Over the years Sylvia Hallett has grown us accustomed to sonorities born from objects such as bicycle wheels or saws, reshaping them via the use of delays, pitch shifters and loopers. By adding these uncanny voices to the tones of violins and hurdy-gurdies, she introduces audiences to psychoacoustic dimensions at once defined by concreteness and surrealism.
But in recent times Hallett went a step further. Using creatively the intrusiveness of some canopies of Russian vine crossing the border between her house and the neighboring Tottenham garden, Hallett recorded their bowed souls, subsequently amplifying and altering them with the usual array of pedals. The English improviser had actually debuted this technique in 2015, as she started bowing grape-vines during a site-specific performance in Italy. Tree Time represents the achievement of a difficult aim.
The sonic shades of these five tracks are hard to adjectivize. Besides “wonderful”, that is. Coarse growls, stirring resonances and clusters of atypical harmonics transcend into maelstroms of sloping chords; listeners are left floating in an environment oxygenated by the grace of misshapen glissando (“Song Of Boughs” is perhaps the best example).
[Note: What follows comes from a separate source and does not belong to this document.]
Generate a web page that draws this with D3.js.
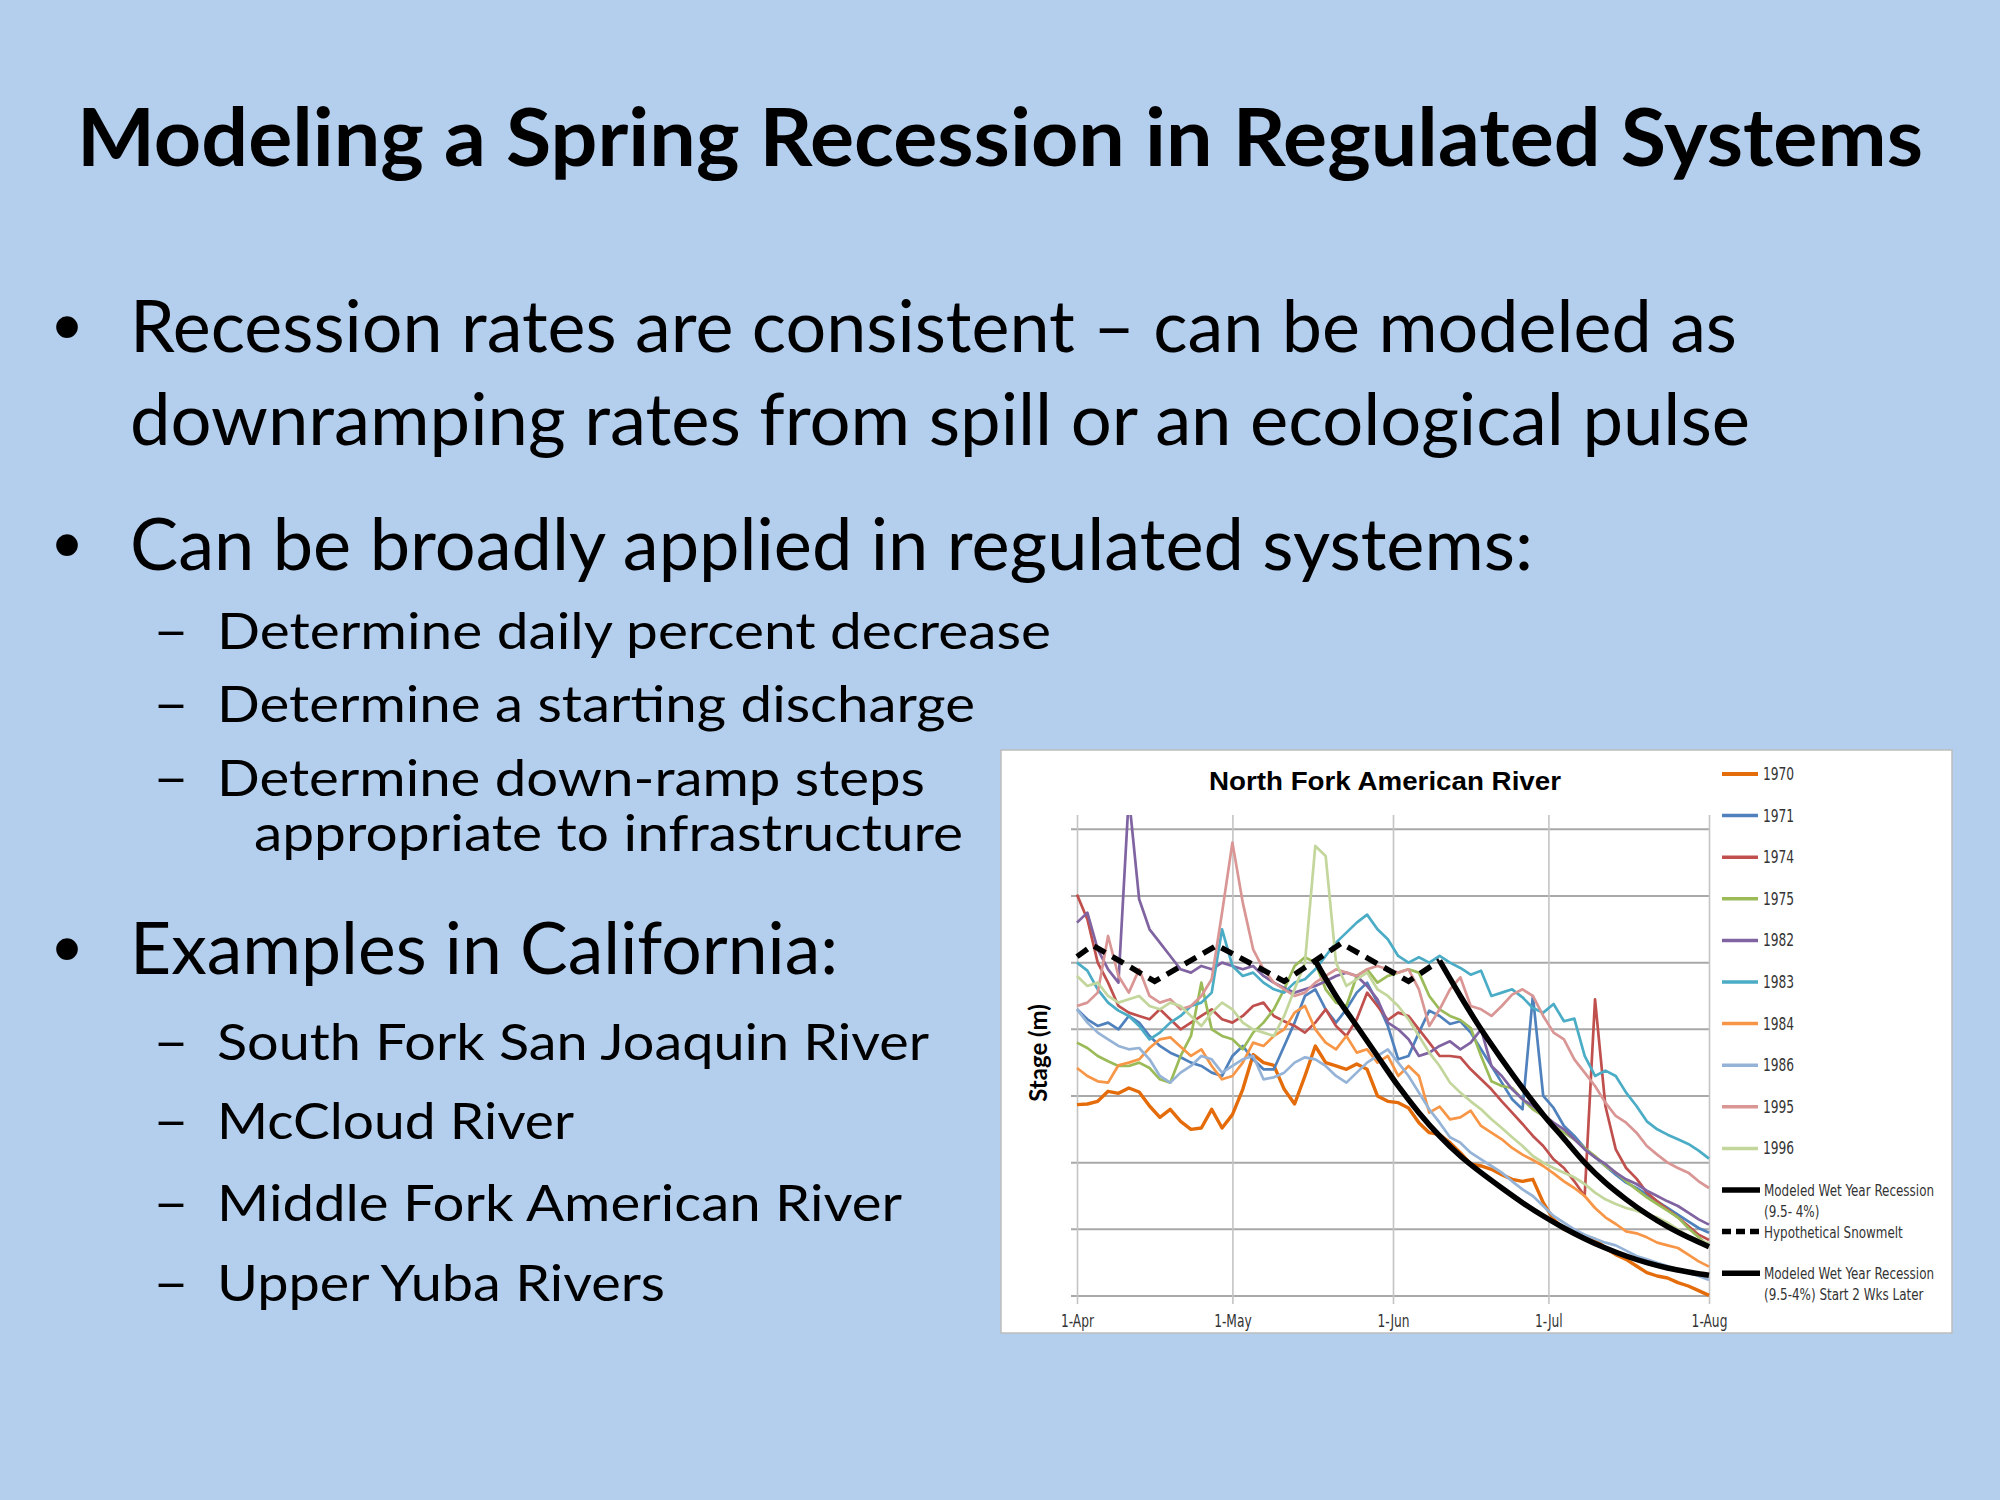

Organic yet otherworldly echoes rich in expressive qualities are brought to life by Hallett’s sensitive manual intervention and finely tuned ears.
“The trees speak slowly and ponderously, over centuries, rooting down to the memories that are stored in their fibrous trunks.” To paraphrase the title of Peter Tompkins and Christopher Bird’s book made famous by a Stevie Wonder double album, Hallett magnificently depicts a journey through the secret musical core of plants. Those who listen to the essence of life beyond empty words are welcome to this enriching experience, repeatable ad infinitum in case one does not have the wooden protagonists close enough.